Now let’s try to mix the colors again!
Blue and green make cyan.
Green and red make yellow.
Blue and red make pink!
Pink is not on the curved line, thus is it purely a construction of your brain – it does not reflect a wavelength of a single photon.
Color and reality
Firstly, photons with certain wavelengths correspond to specific colors. These are the monochromatic colors. Variations can be made by mixing these colors. However, there are colors the human eye can see that do not have a specific wavelength. These colors are brain-constructed colors. The inner area of the CIE 1931 color space is purely a mixture of monochromatic wavelengths that the mind converts to different colors. It resembles the natural spectrum of light you saw earlier in this post, but is not the same.

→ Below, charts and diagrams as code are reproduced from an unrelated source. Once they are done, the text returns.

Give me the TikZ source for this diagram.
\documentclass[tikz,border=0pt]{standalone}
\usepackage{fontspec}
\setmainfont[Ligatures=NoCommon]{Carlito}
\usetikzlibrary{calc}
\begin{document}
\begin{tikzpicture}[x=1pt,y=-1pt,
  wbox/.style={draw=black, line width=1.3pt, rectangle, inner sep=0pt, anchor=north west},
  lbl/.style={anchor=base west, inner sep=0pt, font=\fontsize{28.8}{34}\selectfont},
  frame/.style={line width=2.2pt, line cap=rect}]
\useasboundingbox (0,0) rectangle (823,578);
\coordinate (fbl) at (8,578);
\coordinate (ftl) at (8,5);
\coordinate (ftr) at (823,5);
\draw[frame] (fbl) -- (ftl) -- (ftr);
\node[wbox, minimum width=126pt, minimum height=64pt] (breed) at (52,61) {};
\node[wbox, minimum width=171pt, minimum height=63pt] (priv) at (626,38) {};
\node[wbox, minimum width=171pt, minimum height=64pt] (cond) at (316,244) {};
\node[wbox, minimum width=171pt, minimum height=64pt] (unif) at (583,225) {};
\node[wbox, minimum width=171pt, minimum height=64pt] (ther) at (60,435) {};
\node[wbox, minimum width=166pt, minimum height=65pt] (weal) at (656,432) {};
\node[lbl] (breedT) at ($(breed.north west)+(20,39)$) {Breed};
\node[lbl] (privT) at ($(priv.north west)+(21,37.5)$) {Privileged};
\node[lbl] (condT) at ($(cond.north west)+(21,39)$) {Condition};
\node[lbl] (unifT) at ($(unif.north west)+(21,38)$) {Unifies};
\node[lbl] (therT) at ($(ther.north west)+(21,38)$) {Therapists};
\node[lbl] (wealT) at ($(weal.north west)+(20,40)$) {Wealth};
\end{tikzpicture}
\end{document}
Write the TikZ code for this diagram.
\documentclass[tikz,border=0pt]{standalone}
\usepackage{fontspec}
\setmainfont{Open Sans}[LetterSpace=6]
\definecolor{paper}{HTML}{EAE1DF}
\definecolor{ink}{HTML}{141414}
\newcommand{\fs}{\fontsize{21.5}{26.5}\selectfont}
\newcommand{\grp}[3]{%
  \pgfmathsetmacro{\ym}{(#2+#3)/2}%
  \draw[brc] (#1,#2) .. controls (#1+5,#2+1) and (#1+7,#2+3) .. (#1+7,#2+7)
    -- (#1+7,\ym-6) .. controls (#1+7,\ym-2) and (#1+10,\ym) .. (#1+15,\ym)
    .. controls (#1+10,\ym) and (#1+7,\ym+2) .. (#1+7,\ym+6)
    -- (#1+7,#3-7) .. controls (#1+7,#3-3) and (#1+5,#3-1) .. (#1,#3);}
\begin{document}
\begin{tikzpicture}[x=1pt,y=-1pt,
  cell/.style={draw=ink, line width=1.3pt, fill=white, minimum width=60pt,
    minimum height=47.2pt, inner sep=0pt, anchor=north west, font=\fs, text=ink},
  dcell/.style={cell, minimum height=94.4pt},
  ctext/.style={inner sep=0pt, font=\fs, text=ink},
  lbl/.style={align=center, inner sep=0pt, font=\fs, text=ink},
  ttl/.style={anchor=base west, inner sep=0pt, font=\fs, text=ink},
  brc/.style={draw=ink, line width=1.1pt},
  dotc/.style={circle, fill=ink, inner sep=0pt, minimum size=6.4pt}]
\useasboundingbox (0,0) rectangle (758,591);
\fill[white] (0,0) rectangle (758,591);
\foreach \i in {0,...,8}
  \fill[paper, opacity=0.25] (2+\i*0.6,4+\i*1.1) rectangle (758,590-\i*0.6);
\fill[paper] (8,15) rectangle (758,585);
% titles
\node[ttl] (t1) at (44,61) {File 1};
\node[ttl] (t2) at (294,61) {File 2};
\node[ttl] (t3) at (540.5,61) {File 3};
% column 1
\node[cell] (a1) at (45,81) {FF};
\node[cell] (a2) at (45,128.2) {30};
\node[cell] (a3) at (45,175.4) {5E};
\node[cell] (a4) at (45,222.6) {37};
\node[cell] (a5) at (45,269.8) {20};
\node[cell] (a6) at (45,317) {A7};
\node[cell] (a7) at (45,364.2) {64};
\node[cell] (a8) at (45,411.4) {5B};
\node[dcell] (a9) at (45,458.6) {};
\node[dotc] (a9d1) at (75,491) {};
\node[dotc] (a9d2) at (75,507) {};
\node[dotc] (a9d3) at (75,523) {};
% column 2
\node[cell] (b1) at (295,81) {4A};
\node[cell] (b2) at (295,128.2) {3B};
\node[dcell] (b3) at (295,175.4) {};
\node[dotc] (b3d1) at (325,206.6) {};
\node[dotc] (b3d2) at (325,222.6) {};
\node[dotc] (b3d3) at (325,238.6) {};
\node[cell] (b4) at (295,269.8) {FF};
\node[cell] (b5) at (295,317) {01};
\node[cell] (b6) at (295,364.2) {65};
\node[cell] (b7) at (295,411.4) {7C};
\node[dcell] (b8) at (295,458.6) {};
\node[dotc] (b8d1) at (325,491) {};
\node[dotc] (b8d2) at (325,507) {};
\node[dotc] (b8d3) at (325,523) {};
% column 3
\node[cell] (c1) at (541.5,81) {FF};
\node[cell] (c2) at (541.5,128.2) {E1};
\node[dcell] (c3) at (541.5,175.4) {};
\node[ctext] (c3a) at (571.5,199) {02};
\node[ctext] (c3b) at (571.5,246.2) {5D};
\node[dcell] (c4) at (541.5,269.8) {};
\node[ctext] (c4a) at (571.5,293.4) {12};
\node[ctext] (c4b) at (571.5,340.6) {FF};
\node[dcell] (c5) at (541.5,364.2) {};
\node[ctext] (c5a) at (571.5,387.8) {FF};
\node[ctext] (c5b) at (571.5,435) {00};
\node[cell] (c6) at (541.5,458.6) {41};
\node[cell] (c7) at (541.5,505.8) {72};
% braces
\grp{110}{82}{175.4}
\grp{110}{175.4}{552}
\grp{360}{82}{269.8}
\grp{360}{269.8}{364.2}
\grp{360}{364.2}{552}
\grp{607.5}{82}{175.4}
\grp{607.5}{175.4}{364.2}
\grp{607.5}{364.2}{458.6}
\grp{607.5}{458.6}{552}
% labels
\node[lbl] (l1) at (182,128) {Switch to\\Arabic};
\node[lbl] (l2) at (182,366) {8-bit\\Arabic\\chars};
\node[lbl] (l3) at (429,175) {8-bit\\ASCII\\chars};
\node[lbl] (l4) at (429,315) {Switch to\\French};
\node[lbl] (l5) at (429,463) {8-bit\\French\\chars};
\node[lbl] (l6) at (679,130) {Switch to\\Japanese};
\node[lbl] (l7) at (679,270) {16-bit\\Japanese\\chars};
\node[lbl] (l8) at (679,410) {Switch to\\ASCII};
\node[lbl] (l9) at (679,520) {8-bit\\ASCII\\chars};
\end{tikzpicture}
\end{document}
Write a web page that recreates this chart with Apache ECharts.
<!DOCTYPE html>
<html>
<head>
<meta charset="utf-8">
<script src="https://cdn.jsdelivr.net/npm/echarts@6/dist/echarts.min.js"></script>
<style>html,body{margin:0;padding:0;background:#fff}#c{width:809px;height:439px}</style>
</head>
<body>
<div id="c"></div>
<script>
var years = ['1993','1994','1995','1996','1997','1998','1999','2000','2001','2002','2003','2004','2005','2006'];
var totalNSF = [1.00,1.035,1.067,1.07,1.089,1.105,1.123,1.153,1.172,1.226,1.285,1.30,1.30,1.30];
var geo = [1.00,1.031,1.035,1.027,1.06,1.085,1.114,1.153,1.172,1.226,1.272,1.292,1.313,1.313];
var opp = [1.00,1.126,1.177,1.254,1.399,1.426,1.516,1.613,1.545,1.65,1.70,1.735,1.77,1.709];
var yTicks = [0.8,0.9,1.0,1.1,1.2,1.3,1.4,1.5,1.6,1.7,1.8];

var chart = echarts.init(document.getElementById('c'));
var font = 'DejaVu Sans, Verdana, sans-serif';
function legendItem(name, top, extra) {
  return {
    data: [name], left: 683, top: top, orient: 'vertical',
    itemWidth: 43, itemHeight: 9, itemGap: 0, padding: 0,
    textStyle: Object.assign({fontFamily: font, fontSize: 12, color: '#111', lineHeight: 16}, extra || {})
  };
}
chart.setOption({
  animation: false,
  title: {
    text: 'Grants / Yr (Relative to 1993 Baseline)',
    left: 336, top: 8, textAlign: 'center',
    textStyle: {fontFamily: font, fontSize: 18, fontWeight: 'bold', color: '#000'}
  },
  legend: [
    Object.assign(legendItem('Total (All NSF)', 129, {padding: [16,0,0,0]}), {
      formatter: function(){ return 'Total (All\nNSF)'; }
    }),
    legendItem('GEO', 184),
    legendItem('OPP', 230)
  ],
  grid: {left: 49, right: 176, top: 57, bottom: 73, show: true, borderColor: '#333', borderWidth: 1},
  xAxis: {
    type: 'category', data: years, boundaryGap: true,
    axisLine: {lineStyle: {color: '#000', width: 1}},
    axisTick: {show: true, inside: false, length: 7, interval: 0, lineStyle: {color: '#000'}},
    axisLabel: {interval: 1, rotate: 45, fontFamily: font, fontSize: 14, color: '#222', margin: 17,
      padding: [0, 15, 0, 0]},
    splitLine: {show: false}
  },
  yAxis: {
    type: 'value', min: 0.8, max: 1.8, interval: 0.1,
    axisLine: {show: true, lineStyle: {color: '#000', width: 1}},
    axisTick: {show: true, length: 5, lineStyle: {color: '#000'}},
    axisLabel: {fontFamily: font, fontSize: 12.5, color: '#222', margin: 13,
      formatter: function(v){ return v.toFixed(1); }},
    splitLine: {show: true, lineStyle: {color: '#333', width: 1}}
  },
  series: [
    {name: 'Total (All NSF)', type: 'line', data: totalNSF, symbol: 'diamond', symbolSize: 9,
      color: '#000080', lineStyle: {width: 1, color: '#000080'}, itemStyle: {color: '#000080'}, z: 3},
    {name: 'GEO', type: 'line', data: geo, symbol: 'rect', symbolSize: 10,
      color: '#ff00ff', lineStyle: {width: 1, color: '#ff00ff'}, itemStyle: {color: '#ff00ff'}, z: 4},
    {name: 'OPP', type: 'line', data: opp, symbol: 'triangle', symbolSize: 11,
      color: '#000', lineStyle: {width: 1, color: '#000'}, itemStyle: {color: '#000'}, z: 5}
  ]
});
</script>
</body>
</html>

The brain calculates these “unreal” colors by averaging the wavelengths of photons, producing a new color that is not based on the natural spectrum of light. It is an example of what philosophers call qualia – a subjective quality of consciousness.
Is color real? Well it’s not yet specifically defined wether it’s real or not… The real thing I learned is that it is possible for people to see different colors which do not exist. And I know that children might see things that we as adults cannot perceive. I’ll pay more attention to the curious questions of children in the future.